— begin Listing —

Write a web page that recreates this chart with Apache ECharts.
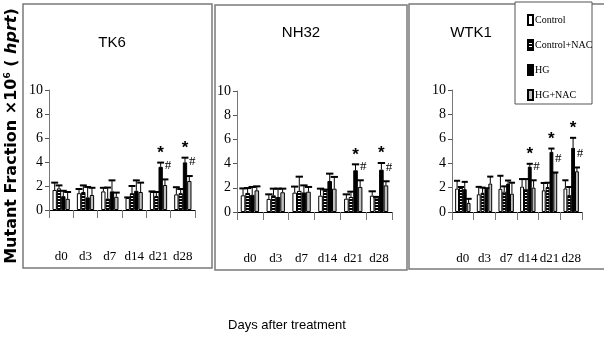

— end Listing —
— begin Listing —

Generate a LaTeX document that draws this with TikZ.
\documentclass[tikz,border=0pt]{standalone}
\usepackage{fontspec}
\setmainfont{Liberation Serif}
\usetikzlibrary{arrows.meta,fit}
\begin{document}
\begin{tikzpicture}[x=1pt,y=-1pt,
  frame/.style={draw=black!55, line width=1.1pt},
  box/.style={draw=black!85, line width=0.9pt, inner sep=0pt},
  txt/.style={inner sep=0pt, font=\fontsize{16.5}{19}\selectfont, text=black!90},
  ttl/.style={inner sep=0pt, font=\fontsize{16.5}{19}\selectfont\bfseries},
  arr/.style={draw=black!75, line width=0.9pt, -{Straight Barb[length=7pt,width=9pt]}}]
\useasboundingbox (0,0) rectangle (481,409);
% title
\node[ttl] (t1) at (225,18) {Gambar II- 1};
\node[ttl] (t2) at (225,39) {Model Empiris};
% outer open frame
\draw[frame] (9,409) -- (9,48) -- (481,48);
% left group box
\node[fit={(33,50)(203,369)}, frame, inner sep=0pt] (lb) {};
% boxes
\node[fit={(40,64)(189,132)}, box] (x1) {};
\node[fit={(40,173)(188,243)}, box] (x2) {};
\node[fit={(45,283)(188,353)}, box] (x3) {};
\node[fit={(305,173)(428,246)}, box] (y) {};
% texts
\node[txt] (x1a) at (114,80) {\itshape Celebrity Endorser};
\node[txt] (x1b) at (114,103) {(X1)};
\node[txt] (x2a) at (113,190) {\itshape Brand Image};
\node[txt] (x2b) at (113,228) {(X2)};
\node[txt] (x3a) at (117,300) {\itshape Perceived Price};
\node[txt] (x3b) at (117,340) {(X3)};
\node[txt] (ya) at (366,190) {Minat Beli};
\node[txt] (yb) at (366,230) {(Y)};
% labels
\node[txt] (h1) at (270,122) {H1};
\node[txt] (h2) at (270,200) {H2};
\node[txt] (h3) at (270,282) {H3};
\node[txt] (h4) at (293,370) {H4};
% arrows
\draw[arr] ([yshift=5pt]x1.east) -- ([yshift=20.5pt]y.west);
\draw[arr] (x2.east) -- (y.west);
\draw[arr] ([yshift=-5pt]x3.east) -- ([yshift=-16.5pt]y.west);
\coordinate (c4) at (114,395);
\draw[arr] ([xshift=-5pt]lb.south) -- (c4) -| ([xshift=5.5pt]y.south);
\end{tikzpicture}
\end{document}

— end Listing —

Pull out every line in the material above where "this" occurs.

Write a web page that recreates this chart with Apache ECharts.
Generate a LaTeX document that draws this with TikZ.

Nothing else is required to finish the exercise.